◆ REQUEST ◆
Quote the listing in full, exactly as given, minus any pictures.

start INFORMATION SHOWN

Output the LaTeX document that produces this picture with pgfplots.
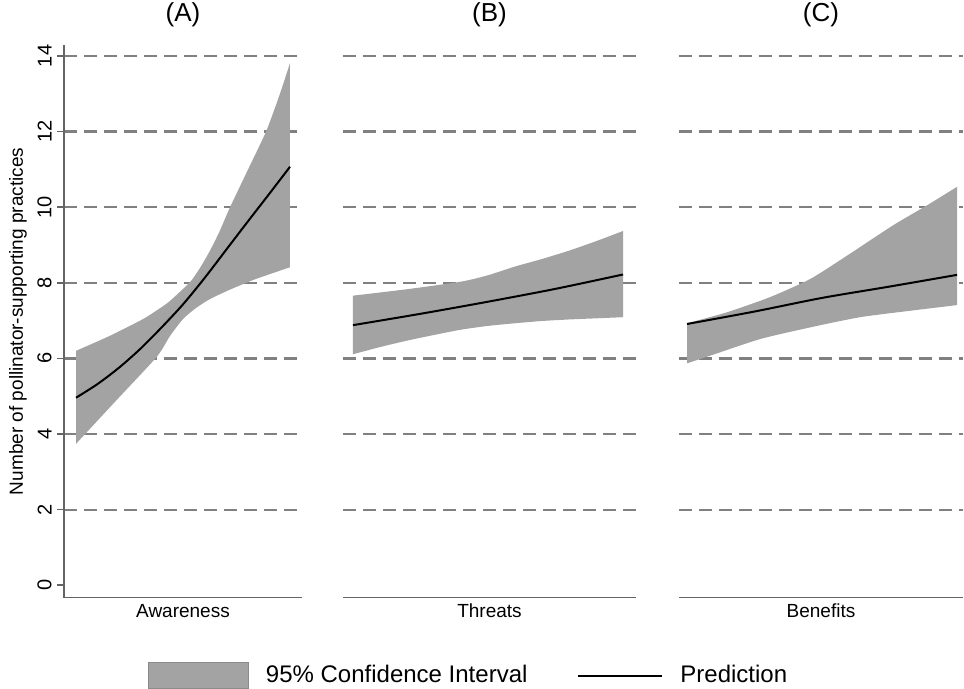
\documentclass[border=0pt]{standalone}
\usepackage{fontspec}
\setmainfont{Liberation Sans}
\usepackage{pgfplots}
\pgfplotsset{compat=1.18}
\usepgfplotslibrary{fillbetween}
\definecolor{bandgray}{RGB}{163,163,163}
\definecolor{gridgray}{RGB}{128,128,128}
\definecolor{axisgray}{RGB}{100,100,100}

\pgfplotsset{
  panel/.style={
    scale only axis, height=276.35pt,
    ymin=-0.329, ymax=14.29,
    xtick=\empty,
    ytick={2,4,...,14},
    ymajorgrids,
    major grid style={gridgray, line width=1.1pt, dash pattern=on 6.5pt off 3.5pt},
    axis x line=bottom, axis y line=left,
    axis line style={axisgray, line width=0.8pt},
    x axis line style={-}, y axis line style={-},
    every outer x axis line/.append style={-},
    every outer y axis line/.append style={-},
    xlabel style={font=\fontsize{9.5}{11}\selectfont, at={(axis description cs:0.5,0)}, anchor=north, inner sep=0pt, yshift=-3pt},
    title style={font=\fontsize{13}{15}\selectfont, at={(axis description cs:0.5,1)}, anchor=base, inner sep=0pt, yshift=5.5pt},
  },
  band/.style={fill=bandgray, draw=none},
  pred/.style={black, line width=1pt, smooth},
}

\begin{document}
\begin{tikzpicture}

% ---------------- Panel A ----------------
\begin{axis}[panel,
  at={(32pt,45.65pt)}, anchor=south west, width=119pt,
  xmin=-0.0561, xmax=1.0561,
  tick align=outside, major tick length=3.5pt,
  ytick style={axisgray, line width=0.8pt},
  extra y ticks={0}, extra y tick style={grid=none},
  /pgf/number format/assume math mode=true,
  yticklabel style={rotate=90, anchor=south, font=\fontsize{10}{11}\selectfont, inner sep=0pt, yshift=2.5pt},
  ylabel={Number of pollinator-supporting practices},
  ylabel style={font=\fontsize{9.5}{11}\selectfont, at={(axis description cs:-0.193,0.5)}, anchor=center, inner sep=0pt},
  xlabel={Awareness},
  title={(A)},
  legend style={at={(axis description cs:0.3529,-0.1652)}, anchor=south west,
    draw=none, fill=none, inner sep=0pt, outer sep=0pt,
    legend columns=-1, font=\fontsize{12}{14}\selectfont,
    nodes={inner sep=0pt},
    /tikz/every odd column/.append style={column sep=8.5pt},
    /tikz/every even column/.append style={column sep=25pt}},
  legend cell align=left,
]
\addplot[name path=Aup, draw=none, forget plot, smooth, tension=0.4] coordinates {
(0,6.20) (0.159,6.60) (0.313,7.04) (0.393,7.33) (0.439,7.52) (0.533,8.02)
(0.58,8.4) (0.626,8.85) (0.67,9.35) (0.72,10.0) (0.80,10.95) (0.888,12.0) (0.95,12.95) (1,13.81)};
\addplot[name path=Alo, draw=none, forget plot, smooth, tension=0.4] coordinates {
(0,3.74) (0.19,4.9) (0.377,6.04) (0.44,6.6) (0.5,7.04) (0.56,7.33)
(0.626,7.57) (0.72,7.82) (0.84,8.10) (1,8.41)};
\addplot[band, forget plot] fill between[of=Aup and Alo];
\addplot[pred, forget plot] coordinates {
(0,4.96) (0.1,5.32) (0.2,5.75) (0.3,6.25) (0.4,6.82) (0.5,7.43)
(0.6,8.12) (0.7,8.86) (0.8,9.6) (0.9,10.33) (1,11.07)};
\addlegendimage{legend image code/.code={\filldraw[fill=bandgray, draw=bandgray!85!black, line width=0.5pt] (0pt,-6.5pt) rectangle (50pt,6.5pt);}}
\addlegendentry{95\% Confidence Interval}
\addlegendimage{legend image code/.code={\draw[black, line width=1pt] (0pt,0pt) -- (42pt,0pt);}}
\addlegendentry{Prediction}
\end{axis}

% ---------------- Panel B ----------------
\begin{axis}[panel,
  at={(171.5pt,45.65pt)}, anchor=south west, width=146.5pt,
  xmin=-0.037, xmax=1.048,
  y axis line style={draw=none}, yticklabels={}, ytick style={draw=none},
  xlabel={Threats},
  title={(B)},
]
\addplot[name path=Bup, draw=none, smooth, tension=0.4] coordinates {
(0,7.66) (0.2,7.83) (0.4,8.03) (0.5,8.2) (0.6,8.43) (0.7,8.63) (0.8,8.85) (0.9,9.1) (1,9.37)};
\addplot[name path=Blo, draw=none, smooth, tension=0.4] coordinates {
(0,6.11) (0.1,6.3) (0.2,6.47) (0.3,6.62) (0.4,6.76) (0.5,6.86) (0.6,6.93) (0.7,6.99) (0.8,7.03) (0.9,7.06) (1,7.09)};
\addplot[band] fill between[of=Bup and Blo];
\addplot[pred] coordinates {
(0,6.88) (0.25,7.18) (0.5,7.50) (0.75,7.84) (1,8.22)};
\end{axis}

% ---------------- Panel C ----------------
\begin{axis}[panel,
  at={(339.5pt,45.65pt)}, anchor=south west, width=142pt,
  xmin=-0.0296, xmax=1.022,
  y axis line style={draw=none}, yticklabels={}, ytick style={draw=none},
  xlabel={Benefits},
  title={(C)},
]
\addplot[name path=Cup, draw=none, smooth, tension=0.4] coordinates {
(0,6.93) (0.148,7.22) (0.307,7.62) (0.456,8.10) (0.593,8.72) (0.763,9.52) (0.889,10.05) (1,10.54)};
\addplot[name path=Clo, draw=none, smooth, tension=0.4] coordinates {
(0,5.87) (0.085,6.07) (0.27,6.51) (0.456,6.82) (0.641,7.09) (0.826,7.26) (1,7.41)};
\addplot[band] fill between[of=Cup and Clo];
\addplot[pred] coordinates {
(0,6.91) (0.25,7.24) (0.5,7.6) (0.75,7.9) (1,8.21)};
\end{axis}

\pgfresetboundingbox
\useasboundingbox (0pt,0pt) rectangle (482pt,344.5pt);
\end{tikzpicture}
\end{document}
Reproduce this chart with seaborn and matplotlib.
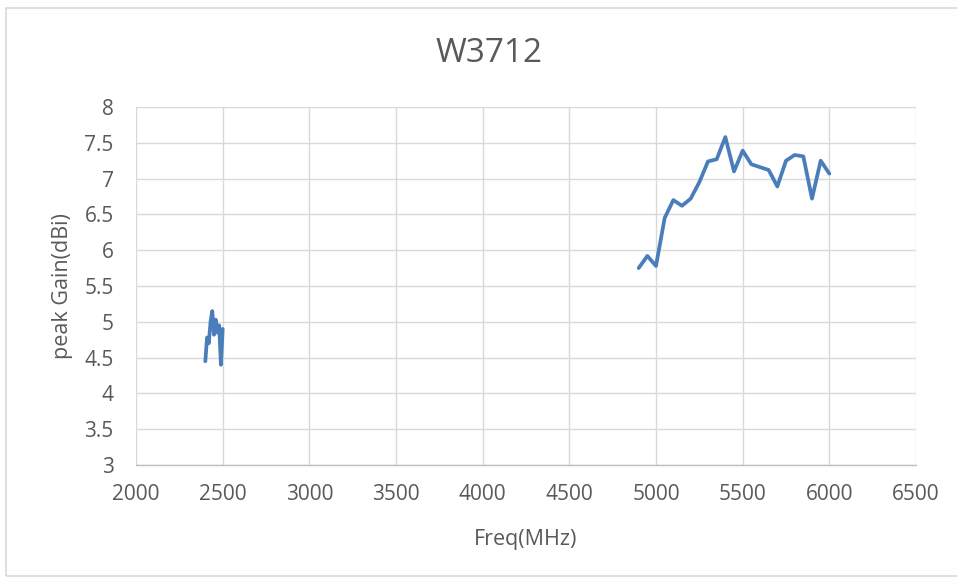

end INFORMATION SHOWN

◆ WRITTEN SOLUTION ◆
Output the LaTeX document that produces this picture with pgfplots.
\documentclass[border=0pt]{standalone}
\usepackage{fontspec}
\setmainfont{Liberation Sans}
\usepackage{pgfplots}
\pgfplotsset{compat=1.18}
\usepgfplotslibrary{fillbetween}
\definecolor{bandgray}{RGB}{163,163,163}
\definecolor{gridgray}{RGB}{128,128,128}
\definecolor{axisgray}{RGB}{100,100,100}

\pgfplotsset{
  panel/.style={
    scale only axis, height=276.35pt,
    ymin=-0.329, ymax=14.29,
    xtick=\empty,
    ytick={2,4,...,14},
    ymajorgrids,
    major grid style={gridgray, line width=1.1pt, dash pattern=on 6.5pt off 3.5pt},
    axis x line=bottom, axis y line=left,
    axis line style={axisgray, line width=0.8pt},
    x axis line style={-}, y axis line style={-},
    every outer x axis line/.append style={-},
    every outer y axis line/.append style={-},
    xlabel style={font=\fontsize{9.5}{11}\selectfont, at={(axis description cs:0.5,0)}, anchor=north, inner sep=0pt, yshift=-3pt},
    title style={font=\fontsize{13}{15}\selectfont, at={(axis description cs:0.5,1)}, anchor=base, inner sep=0pt, yshift=5.5pt},
  },
  band/.style={fill=bandgray, draw=none},
  pred/.style={black, line width=1pt, smooth},
}

\begin{document}
\begin{tikzpicture}

% ---------------- Panel A ----------------
\begin{axis}[panel,
  at={(32pt,45.65pt)}, anchor=south west, width=119pt,
  xmin=-0.0561, xmax=1.0561,
  tick align=outside, major tick length=3.5pt,
  ytick style={axisgray, line width=0.8pt},
  extra y ticks={0}, extra y tick style={grid=none},
  /pgf/number format/assume math mode=true,
  yticklabel style={rotate=90, anchor=south, font=\fontsize{10}{11}\selectfont, inner sep=0pt, yshift=2.5pt},
  ylabel={Number of pollinator-supporting practices},
  ylabel style={font=\fontsize{9.5}{11}\selectfont, at={(axis description cs:-0.193,0.5)}, anchor=center, inner sep=0pt},
  xlabel={Awareness},
  title={(A)},
  legend style={at={(axis description cs:0.3529,-0.1652)}, anchor=south west,
    draw=none, fill=none, inner sep=0pt, outer sep=0pt,
    legend columns=-1, font=\fontsize{12}{14}\selectfont,
    nodes={inner sep=0pt},
    /tikz/every odd column/.append style={column sep=8.5pt},
    /tikz/every even column/.append style={column sep=25pt}},
  legend cell align=left,
]
\addplot[name path=Aup, draw=none, forget plot, smooth, tension=0.4] coordinates {
(0,6.20) (0.159,6.60) (0.313,7.04) (0.393,7.33) (0.439,7.52) (0.533,8.02)
(0.58,8.4) (0.626,8.85) (0.67,9.35) (0.72,10.0) (0.80,10.95) (0.888,12.0) (0.95,12.95) (1,13.81)};
\addplot[name path=Alo, draw=none, forget plot, smooth, tension=0.4] coordinates {
(0,3.74) (0.19,4.9) (0.377,6.04) (0.44,6.6) (0.5,7.04) (0.56,7.33)
(0.626,7.57) (0.72,7.82) (0.84,8.10) (1,8.41)};
\addplot[band, forget plot] fill between[of=Aup and Alo];
\addplot[pred, forget plot] coordinates {
(0,4.96) (0.1,5.32) (0.2,5.75) (0.3,6.25) (0.4,6.82) (0.5,7.43)
(0.6,8.12) (0.7,8.86) (0.8,9.6) (0.9,10.33) (1,11.07)};
\addlegendimage{legend image code/.code={\filldraw[fill=bandgray, draw=bandgray!85!black, line width=0.5pt] (0pt,-6.5pt) rectangle (50pt,6.5pt);}}
\addlegendentry{95\% Confidence Interval}
\addlegendimage{legend image code/.code={\draw[black, line width=1pt] (0pt,0pt) -- (42pt,0pt);}}
\addlegendentry{Prediction}
\end{axis}

% ---------------- Panel B ----------------
\begin{axis}[panel,
  at={(171.5pt,45.65pt)}, anchor=south west, width=146.5pt,
  xmin=-0.037, xmax=1.048,
  y axis line style={draw=none}, yticklabels={}, ytick style={draw=none},
  xlabel={Threats},
  title={(B)},
]
\addplot[name path=Bup, draw=none, smooth, tension=0.4] coordinates {
(0,7.66) (0.2,7.83) (0.4,8.03) (0.5,8.2) (0.6,8.43) (0.7,8.63) (0.8,8.85) (0.9,9.1) (1,9.37)};
\addplot[name path=Blo, draw=none, smooth, tension=0.4] coordinates {
(0,6.11) (0.1,6.3) (0.2,6.47) (0.3,6.62) (0.4,6.76) (0.5,6.86) (0.6,6.93) (0.7,6.99) (0.8,7.03) (0.9,7.06) (1,7.09)};
\addplot[band] fill between[of=Bup and Blo];
\addplot[pred] coordinates {
(0,6.88) (0.25,7.18) (0.5,7.50) (0.75,7.84) (1,8.22)};
\end{axis}

% ---------------- Panel C ----------------
\begin{axis}[panel,
  at={(339.5pt,45.65pt)}, anchor=south west, width=142pt,
  xmin=-0.0296, xmax=1.022,
  y axis line style={draw=none}, yticklabels={}, ytick style={draw=none},
  xlabel={Benefits},
  title={(C)},
]
\addplot[name path=Cup, draw=none, smooth, tension=0.4] coordinates {
(0,6.93) (0.148,7.22) (0.307,7.62) (0.456,8.10) (0.593,8.72) (0.763,9.52) (0.889,10.05) (1,10.54)};
\addplot[name path=Clo, draw=none, smooth, tension=0.4] coordinates {
(0,5.87) (0.085,6.07) (0.27,6.51) (0.456,6.82) (0.641,7.09) (0.826,7.26) (1,7.41)};
\addplot[band] fill between[of=Cup and Clo];
\addplot[pred] coordinates {
(0,6.91) (0.25,7.24) (0.5,7.6) (0.75,7.9) (1,8.21)};
\end{axis}

\pgfresetboundingbox
\useasboundingbox (0pt,0pt) rectangle (482pt,344.5pt);
\end{tikzpicture}
\end{document}
Reproduce this chart with seaborn and matplotlib.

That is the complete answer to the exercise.